Return the material exactly as supplied, apart from the pictures, which are omitted.

******************************

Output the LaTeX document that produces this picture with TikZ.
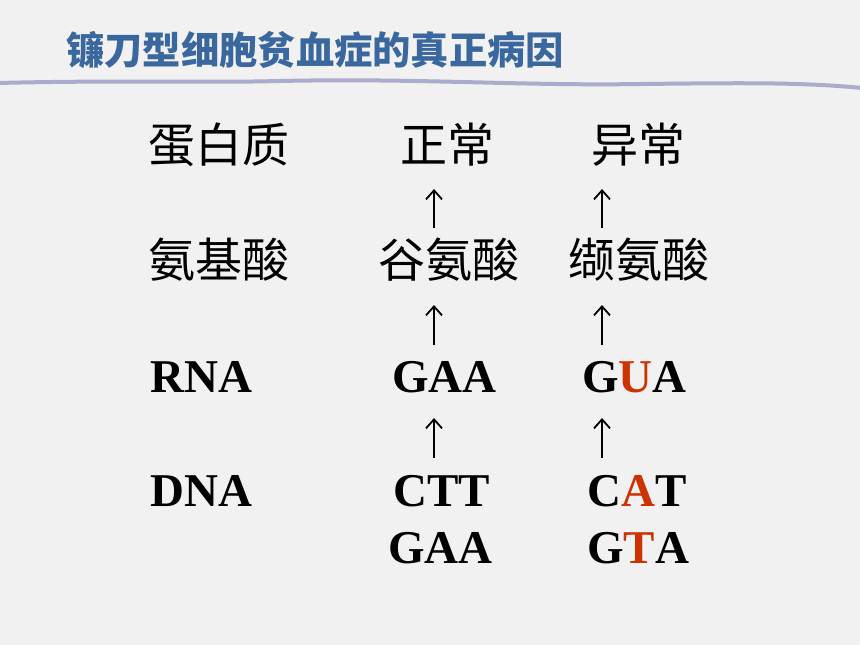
\documentclass[tikz,border=0pt]{standalone}
\usepackage{fontspec}
\setmainfont{Liberation Serif}
\newfontfamily\cjk{Noto Sans CJK SC}
\usetikzlibrary{arrows.meta}
\definecolor{bgc}{HTML}{F1F1F1}
\definecolor{titleblue}{HTML}{3A689E}
\definecolor{wave}{HTML}{ABABCB}
\definecolor{mut}{HTML}{CC3300}
\begin{document}
\begin{tikzpicture}[x=1pt,y=-1pt,
  cn/.style={anchor=west,inner sep=0pt,font=\cjk\fontsize{47}{50}\selectfont},
  lt/.style={anchor=base west,inner sep=0pt,font=\bfseries\fontsize{47}{50}\selectfont},
  upar/.style={line width=1.8pt,-{Straight Barb[length=9pt,width=16pt,line width=1.8pt]}}]
\fill[bgc] (0,0) rectangle (860,645);
\useasboundingbox (0,0) rectangle (860,645);
% title
\node[anchor=west,inner sep=0pt,text=titleblue,font=\cjk\bfseries\fontsize{38.3}{40}\selectfont] (title) at (66,50.5) {镰刀型细胞贫血症的真正病因};
\draw[wave,line width=4pt,line cap=round] (-2,83) .. controls (120,80) and (200,83) .. (280,81)
  .. controls (420,78) and (520,86) .. (640,84) .. controls (740,83) and (800,82) .. (862,88);
% row 1
\node[cn] (prot) at (148,145) {蛋白质};
\node[cn] (norm) at (400,145) {正常};
\node[cn] (abn) at (591,145) {异常};
% row 2
\node[cn] (aa) at (148,260) {氨基酸};
\node[cn] (glu) at (378,260) {谷氨酸};
\node[cn] (val) at (568,260) {缬氨酸};
% row 3
\node[lt] (rna) at (150,392) {RNA};
\node[lt] (rn) at (392,392) {GAA};
\node[lt] (ra) at (582,392) {G\textcolor{mut}{U}A};
% row 4
\node[lt] (dna) at (150,506) {DNA};
\node[lt] (dn1) at (393,506) {CTT};
\node[lt] (da1) at (587,506) {C\textcolor{mut}{A}T};
% row 5
\node[lt] (dn2) at (388,563) {GAA};
\node[lt] (da2) at (587,563) {G\textcolor{mut}{T}A};
% arrow endpoints
\coordinate (a1s) at (434,228); \coordinate (a1e) at (434,189);
\coordinate (a2s) at (602,228); \coordinate (a2e) at (602,189);
\coordinate (b1s) at (434,345); \coordinate (b1e) at (434,305);
\coordinate (b2s) at (602,345); \coordinate (b2e) at (602,305);
\coordinate (c1s) at (434,458); \coordinate (c1e) at (434,418);
\coordinate (c2s) at (602,458); \coordinate (c2e) at (602,418);
\draw[upar] (a1s) -- (a1e);
\draw[upar] (a2s) -- (a2e);
\draw[upar] (b1s) -- (b1e);
\draw[upar] (b2s) -- (b2e);
\draw[upar] (c1s) -- (c1e);
\draw[upar] (c2s) -- (c2e);
\end{tikzpicture}
\end{document}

******************************

Result:
Output the LaTeX document that produces this picture with TikZ.
\documentclass[tikz,border=0pt]{standalone}
\usepackage{fontspec}
\setmainfont{Liberation Serif}
\newfontfamily\cjk{Noto Sans CJK SC}
\usetikzlibrary{arrows.meta}
\definecolor{bgc}{HTML}{F1F1F1}
\definecolor{titleblue}{HTML}{3A689E}
\definecolor{wave}{HTML}{ABABCB}
\definecolor{mut}{HTML}{CC3300}
\begin{document}
\begin{tikzpicture}[x=1pt,y=-1pt,
  cn/.style={anchor=west,inner sep=0pt,font=\cjk\fontsize{47}{50}\selectfont},
  lt/.style={anchor=base west,inner sep=0pt,font=\bfseries\fontsize{47}{50}\selectfont},
  upar/.style={line width=1.8pt,-{Straight Barb[length=9pt,width=16pt,line width=1.8pt]}}]
\fill[bgc] (0,0) rectangle (860,645);
\useasboundingbox (0,0) rectangle (860,645);
% title
\node[anchor=west,inner sep=0pt,text=titleblue,font=\cjk\bfseries\fontsize{38.3}{40}\selectfont] (title) at (66,50.5) {镰刀型细胞贫血症的真正病因};
\draw[wave,line width=4pt,line cap=round] (-2,83) .. controls (120,80) and (200,83) .. (280,81)
  .. controls (420,78) and (520,86) .. (640,84) .. controls (740,83) and (800,82) .. (862,88);
% row 1
\node[cn] (prot) at (148,145) {蛋白质};
\node[cn] (norm) at (400,145) {正常};
\node[cn] (abn) at (591,145) {异常};
% row 2
\node[cn] (aa) at (148,260) {氨基酸};
\node[cn] (glu) at (378,260) {谷氨酸};
\node[cn] (val) at (568,260) {缬氨酸};
% row 3
\node[lt] (rna) at (150,392) {RNA};
\node[lt] (rn) at (392,392) {GAA};
\node[lt] (ra) at (582,392) {G\textcolor{mut}{U}A};
% row 4
\node[lt] (dna) at (150,506) {DNA};
\node[lt] (dn1) at (393,506) {CTT};
\node[lt] (da1) at (587,506) {C\textcolor{mut}{A}T};
% row 5
\node[lt] (dn2) at (388,563) {GAA};
\node[lt] (da2) at (587,563) {G\textcolor{mut}{T}A};
% arrow endpoints
\coordinate (a1s) at (434,228); \coordinate (a1e) at (434,189);
\coordinate (a2s) at (602,228); \coordinate (a2e) at (602,189);
\coordinate (b1s) at (434,345); \coordinate (b1e) at (434,305);
\coordinate (b2s) at (602,345); \coordinate (b2e) at (602,305);
\coordinate (c1s) at (434,458); \coordinate (c1e) at (434,418);
\coordinate (c2s) at (602,458); \coordinate (c2e) at (602,418);
\draw[upar] (a1s) -- (a1e);
\draw[upar] (a2s) -- (a2e);
\draw[upar] (b1s) -- (b1e);
\draw[upar] (b2s) -- (b2e);
\draw[upar] (c1s) -- (c1e);
\draw[upar] (c2s) -- (c2e);
\end{tikzpicture}
\end{document}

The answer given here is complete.